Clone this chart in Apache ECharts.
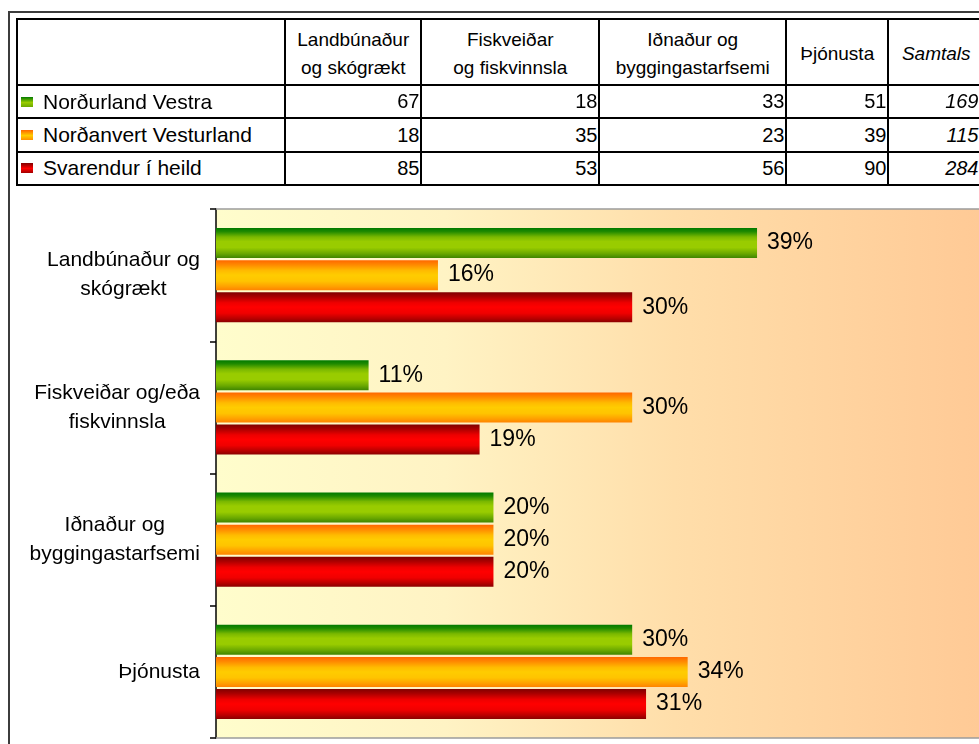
<!DOCTYPE html>
<html>
<head>
<meta charset="utf-8">
<script src="https://cdn.jsdelivr.net/npm/echarts@6/dist/echarts.min.js"></script>
<style>
  html, body { margin: 0; padding: 0; background: #fff; overflow: hidden; }
  #chart { position: absolute; left: 0; top: 0; width: 979px; height: 744px; }
  #frame { position: absolute; left: 8px; top: 11px; width: 1000px; height: 800px;
           border-left: 2px solid #3c3c3c; border-top: 2px solid #3c3c3c; pointer-events: none; }
  #table { position: absolute; left: 0; top: 0; font-family: 'Liberation Sans', Arial, sans-serif; color: #000; }
  .cell { position: absolute; box-sizing: border-box; border: 2.5px solid #000; display: flex;
          align-items: center; background: #fff; white-space: pre; overflow: hidden; }
  .head { justify-content: center; text-align: center; font-size: 19px; line-height: 28px; padding-top: 3px; }
  .name { font-size: 21px; padding-left: 1px; }
  .num  { justify-content: flex-end; font-size: 20px; padding-right: 1px; }
  .ital { font-style: italic; }
  .last { padding-right: 5px; padding-left: 0; }
  .mark { display: inline-block; width: 12px; height: 10px; margin: 0 10px 0 2px; }
</style>
</head>
<body>
<div id="chart"></div>
<div id="frame"></div>
<div id="table"></div>
<script>
// Sectors on the bar chart's category axis
const categoryLabels = ['Landbúnaður og\nskógrækt', 'Fiskveiðar og/eða\nfiskvinnsla', 'Iðnaður og\nbyggingastarfsemi', 'Þjónusta'];

// Column headings of the summary table
const tableHeaders = ['Landbúnaður\nog skógrækt', 'Fiskveiðar\nog fiskvinnsla', 'Iðnaður og\nbyggingastarfsemi', 'Þjónusta', 'Samtals'];

// Respondent groups
const regions = ['Norðurland Vestra', 'Norðanvert Vesturland', 'Svarendur í heild'];

// Answer counts per sector
const countsNordurland = [67, 18, 33, 51];
const countsVesturland = [18, 35, 23, 39];
const countsAll = [85, 53, 56, 90];
const totals = [169, 115, 284];

// Share of each group by sector (%)
const pctNordurland = [39, 11, 20, 30];
const pctVesturland = [16, 30, 20, 34];
const pctAll = [30, 19, 20, 31];

// ---- styling ----
const FONT = "'Liberation Sans', Arial, sans-serif";
function vGrad(stops) {
  return new echarts.graphic.LinearGradient(0, 0, 0, 1,
    stops.map(([o, c]) => ({ offset: o, color: c })));
}
const greenFill = vGrad([[0, '#007a00'], [0.12, '#208a00'], [0.3, '#7ab800'], [0.45, '#99cc00'],
                         [0.65, '#99cc00'], [0.85, '#6aa800'], [1, '#3e8500']]);
const orangeFill = vGrad([[0, '#ff6600'], [0.15, '#ff8800'], [0.35, '#ffbb00'], [0.5, '#ffcc00'],
                          [0.7, '#ffc400'], [0.88, '#ffa000'], [1, '#ff8400']]);
const redFill = vGrad([[0, '#800000'], [0.15, '#aa0000'], [0.35, '#ee0000'], [0.5, '#ff0000'],
                       [0.7, '#f00000'], [0.88, '#b80000'], [1, '#8a0000']]);
const fills = [greenFill, orangeFill, redFill];
const cssFills = [
  'linear-gradient(#007a00, #99cc00 55%, #6aa800)',
  'linear-gradient(#ff6600, #ffcc00 55%, #ff9000)',
  'linear-gradient(#800000, #ff0000 55%, #a00000)'
];

// ---- summary table ----
const colX = [17, 285, 421, 599, 786, 888, 984];
const rowY = [19, 85, 118, 152, 184];
const tableEl = document.getElementById('table');
function addCell(c, r, html, cls) {
  const d = document.createElement('div');
  d.className = 'cell ' + cls;
  d.style.left = (colX[c] - 1) + 'px';
  d.style.top = (rowY[r] - 1) + 'px';
  d.style.width = (colX[c + 1] - colX[c] + 2.5) + 'px';
  d.style.height = (rowY[r + 1] - rowY[r] + 2.5) + 'px';
  d.innerHTML = html;
  tableEl.appendChild(d);
}
addCell(0, 0, '', 'head');
tableHeaders.forEach((h, i) => addCell(i + 1, 0, '<span>' + h + '</span>', 'head' + (i === 4 ? ' ital' : '')));
const countRows = [countsNordurland, countsVesturland, countsAll];
regions.forEach((name, r) => {
  addCell(0, r + 1, '<span class="mark" style="background:' + cssFills[r] + '"></span>' + name, 'name');
  countRows[r].forEach((v, c) => addCell(c + 1, r + 1, String(v), 'num'));
  addCell(5, r + 1, String(totals[r]), 'num ital last');
});

// ---- bar chart ----
const chart = echarts.init(document.getElementById('chart'), null, { renderer: 'canvas' });
const pctRows = [pctNordurland, pctVesturland, pctAll];
const frameAxis = (pos) => ({
  type: 'value', min: 0, max: 55, position: pos,
  axisLine: { show: true, onZero: false, lineStyle: { color: '#9c9c9c', width: 1.5 } },
  axisTick: { show: false }, axisLabel: { show: false }, splitLine: { show: false }
});
chart.setOption({
  animation: false,
  backgroundColor: '#ffffff',
  textStyle: { fontFamily: FONT },
  grid: {
    left: 216, right: 0, top: 209, bottom: 6,
    show: true,
    borderWidth: 0,
    backgroundColor: new echarts.graphic.LinearGradient(0, 0, 1, 0, [
      { offset: 0, color: '#fffdcc' },
      { offset: 0.3, color: '#fff3c4' },
      { offset: 0.6, color: '#ffdeaa' },
      { offset: 1, color: '#ffca96' }
    ])
  },
  xAxis: [frameAxis('bottom'), frameAxis('top')],
  yAxis: {
    type: 'category',
    inverse: true,
    data: categoryLabels,
    axisLine: { show: true, lineStyle: { color: '#000', width: 1.5 } },
    axisTick: { show: true, length: 6, lineStyle: { color: '#000', width: 1.5 } },
    axisLabel: {
      interval: 0,
      margin: 16,
      align: 'right',
      color: '#000',
      formatter: v => v.split('\n').map(l => '{c|' + l + '}').join('\n'),
      rich: { c: { align: 'center', fontSize: 21, lineHeight: 29, fontFamily: FONT, color: '#000' } }
    }
  },
  series: regions.map((name, i) => ({
    name: name,
    type: 'bar',
    xAxisIndex: 0,
    data: pctRows[i],
    barWidth: 30,
    barGap: '7%',
    itemStyle: { color: fills[i] },
    label: {
      show: true,
      position: 'right',
      distance: 10,
      formatter: '{c}%',
      fontSize: 23,
      fontFamily: FONT,
      color: '#000'
    }
  }))
});
</script>
</body>
</html>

> _WHAT TO DO_
Write out again, exactly, the lines from the start of the listing up to the line containing "const categoryLabels = ['Landbúnaður", with both ends and without pictures.

> _ANSWER_
Clone this chart in Apache ECharts.
<!DOCTYPE html>
<html>
<head>
<meta charset="utf-8">
<script src="https://cdn.jsdelivr.net/npm/echarts@6/dist/echarts.min.js"></script>
<style>
  html, body { margin: 0; padding: 0; background: #fff; overflow: hidden; }
  #chart { position: absolute; left: 0; top: 0; width: 979px; height: 744px; }
  #frame { position: absolute; left: 8px; top: 11px; width: 1000px; height: 800px;
           border-left: 2px solid #3c3c3c; border-top: 2px solid #3c3c3c; pointer-events: none; }
  #table { position: absolute; left: 0; top: 0; font-family: 'Liberation Sans', Arial, sans-serif; color: #000; }
  .cell { position: absolute; box-sizing: border-box; border: 2.5px solid #000; display: flex;
          align-items: center; background: #fff; white-space: pre; overflow: hidden; }
  .head { justify-content: center; text-align: center; font-size: 19px; line-height: 28px; padding-top: 3px; }
  .name { font-size: 21px; padding-left: 1px; }
  .num  { justify-content: flex-end; font-size: 20px; padding-right: 1px; }
  .ital { font-style: italic; }
  .last { padding-right: 5px; padding-left: 0; }
  .mark { display: inline-block; width: 12px; height: 10px; margin: 0 10px 0 2px; }
</style>
</head>
<body>
<div id="chart"></div>
<div id="frame"></div>
<div id="table"></div>
<script>
// Sectors on the bar chart's category axis
const categoryLabels = ['Landbúnaður og\nskógrækt', 'Fiskveiðar og/eða\nfiskvinnsla', 'Iðnaður og\nbyggingastarfsemi', 'Þjónusta'];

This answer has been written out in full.